Somewhat more recently, my wife’s relatives in Germany stored cabbage for the long cold winter months by making sauerkraut and storing it in the cellars beneath their homes in the village. The particular large conical cabbages they use are unknown here in South Australia, but are commonly available from gardening shops in Germany, from whence my small store of seed came.
These cabbages grow to over a metre in diameter, and the cabbage head can weigh many kilograms. If left too long in the garden, they also fill up with slugs and earwigs or bolt to seed as Spring brings warmth to the soil.
Making sauerkraut is labour-intensive, as the cabbage must be cored, washed, shredded, mixed with whey, sea-salt and caraway seeds then pounded with a wooden pounder to release the juices. It is then pressed tightly into wide-mouthed jars with the wooden pounder until within 25 mm of the top of the jar then covered tightly and kept at room-temperature for three days. It may be eaten immediately but improves with age.

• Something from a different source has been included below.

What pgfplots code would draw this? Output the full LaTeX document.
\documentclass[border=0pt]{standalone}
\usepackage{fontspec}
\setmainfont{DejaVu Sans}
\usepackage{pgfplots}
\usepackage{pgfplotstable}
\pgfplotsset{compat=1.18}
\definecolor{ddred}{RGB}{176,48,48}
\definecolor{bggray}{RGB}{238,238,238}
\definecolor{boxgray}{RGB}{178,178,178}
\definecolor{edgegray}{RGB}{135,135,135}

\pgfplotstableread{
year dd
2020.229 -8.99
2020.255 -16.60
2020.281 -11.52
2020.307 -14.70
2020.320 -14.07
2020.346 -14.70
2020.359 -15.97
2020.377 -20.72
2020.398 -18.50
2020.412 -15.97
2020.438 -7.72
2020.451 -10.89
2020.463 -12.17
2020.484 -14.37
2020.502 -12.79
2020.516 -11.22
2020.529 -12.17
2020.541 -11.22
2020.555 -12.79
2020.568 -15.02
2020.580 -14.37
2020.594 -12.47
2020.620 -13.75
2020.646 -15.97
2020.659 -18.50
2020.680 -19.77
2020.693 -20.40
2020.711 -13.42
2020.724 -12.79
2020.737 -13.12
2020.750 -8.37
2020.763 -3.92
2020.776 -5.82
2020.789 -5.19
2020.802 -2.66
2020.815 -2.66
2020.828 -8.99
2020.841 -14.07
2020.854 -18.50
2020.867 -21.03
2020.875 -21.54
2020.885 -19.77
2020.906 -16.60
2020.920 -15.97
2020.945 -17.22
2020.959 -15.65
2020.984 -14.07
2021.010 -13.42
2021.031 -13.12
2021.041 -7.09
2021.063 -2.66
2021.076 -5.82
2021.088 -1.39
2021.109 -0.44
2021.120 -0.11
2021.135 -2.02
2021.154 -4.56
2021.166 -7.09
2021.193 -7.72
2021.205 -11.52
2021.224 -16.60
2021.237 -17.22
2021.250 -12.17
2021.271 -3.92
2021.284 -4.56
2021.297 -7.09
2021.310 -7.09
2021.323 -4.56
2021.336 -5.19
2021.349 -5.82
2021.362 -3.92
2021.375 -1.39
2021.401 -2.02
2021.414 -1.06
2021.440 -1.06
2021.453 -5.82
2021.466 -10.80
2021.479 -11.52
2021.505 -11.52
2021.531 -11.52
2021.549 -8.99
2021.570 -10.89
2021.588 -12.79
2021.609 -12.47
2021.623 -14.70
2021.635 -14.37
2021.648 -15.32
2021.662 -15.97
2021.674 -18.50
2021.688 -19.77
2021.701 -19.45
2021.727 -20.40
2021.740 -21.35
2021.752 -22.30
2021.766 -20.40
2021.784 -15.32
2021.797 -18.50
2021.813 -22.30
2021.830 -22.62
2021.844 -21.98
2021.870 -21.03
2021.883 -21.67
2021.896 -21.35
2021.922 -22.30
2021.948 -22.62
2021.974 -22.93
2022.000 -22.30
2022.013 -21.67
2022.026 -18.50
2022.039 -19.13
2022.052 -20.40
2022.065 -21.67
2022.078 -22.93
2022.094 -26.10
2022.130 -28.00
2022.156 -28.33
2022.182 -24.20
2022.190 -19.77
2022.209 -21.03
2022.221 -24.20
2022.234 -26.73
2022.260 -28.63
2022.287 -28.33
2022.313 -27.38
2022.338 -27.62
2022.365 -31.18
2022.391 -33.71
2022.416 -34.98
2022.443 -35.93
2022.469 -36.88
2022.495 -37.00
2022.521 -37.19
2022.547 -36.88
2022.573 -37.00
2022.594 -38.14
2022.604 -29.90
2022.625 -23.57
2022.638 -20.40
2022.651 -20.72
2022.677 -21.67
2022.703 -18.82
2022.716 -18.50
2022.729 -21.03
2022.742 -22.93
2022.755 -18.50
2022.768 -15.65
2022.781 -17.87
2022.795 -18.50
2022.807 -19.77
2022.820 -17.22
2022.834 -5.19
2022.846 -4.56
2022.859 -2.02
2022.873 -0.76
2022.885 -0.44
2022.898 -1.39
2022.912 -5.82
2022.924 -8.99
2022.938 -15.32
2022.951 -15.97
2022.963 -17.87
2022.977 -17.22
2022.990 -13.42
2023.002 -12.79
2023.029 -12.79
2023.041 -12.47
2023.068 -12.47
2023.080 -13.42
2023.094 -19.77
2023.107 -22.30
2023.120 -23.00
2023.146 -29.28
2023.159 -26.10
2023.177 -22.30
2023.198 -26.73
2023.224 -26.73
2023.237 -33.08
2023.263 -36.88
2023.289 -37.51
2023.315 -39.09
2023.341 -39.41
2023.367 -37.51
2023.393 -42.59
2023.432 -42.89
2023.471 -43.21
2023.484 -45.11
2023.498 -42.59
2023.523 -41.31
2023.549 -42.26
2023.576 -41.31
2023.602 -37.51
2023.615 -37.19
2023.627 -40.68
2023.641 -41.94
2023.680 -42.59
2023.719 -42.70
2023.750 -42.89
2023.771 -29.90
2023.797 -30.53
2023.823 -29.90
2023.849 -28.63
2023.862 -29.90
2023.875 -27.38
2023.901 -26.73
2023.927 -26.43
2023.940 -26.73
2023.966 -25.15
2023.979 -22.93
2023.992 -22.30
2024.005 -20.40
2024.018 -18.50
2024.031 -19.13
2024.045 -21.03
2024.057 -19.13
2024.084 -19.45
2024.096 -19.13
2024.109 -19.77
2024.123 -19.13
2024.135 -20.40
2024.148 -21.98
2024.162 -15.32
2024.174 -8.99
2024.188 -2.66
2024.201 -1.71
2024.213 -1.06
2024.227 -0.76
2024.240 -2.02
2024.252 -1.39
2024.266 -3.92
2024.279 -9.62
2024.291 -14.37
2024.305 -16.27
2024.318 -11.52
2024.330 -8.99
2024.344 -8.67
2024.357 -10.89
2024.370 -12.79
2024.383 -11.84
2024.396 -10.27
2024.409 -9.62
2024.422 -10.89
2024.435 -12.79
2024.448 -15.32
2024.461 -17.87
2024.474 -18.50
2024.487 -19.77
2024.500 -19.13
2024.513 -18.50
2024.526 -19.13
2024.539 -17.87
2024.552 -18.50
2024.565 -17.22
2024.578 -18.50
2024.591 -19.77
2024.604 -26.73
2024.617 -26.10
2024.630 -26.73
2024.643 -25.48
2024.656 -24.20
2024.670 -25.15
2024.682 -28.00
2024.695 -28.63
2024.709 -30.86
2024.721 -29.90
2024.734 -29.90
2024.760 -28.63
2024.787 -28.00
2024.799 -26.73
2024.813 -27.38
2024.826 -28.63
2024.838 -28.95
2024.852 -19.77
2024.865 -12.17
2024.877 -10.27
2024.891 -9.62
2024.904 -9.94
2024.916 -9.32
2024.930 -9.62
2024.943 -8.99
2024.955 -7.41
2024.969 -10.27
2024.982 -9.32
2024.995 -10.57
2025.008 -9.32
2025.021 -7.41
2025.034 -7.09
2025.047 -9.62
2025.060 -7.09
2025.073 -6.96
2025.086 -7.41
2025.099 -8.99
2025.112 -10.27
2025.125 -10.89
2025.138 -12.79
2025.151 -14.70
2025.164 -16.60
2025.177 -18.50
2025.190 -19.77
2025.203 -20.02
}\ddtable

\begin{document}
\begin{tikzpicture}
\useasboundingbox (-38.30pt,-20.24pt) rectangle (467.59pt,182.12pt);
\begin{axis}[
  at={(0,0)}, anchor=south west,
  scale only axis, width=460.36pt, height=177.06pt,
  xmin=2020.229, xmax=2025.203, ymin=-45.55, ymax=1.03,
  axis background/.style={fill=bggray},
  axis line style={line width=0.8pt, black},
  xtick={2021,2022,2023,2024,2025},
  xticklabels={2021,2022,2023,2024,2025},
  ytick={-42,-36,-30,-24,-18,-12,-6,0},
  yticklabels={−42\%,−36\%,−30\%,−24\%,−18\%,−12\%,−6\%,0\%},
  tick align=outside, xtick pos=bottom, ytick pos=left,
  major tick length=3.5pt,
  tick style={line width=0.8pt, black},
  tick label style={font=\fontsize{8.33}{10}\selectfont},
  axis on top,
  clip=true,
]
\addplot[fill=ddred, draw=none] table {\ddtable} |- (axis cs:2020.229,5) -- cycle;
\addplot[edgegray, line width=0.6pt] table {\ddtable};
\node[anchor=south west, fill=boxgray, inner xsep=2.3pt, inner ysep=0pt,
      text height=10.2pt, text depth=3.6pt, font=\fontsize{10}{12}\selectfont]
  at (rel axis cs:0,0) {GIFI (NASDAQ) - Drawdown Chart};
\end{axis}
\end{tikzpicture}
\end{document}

We don’t have a cellar to keep things cool, but we did pay a chap $200 to cut a trap-door into the floor space on the cooler southern side of the house through our wooden floor; we keep the finished sauerkraut down there between the foundation piers.(Also stored down there are rice, sultanas, grains, olives and other lacto-fermented vegetables and meats that we are still experimenting with…)
It’s also a handy spot to store very large cooking pots that don’t fit into the kitchen cupboards.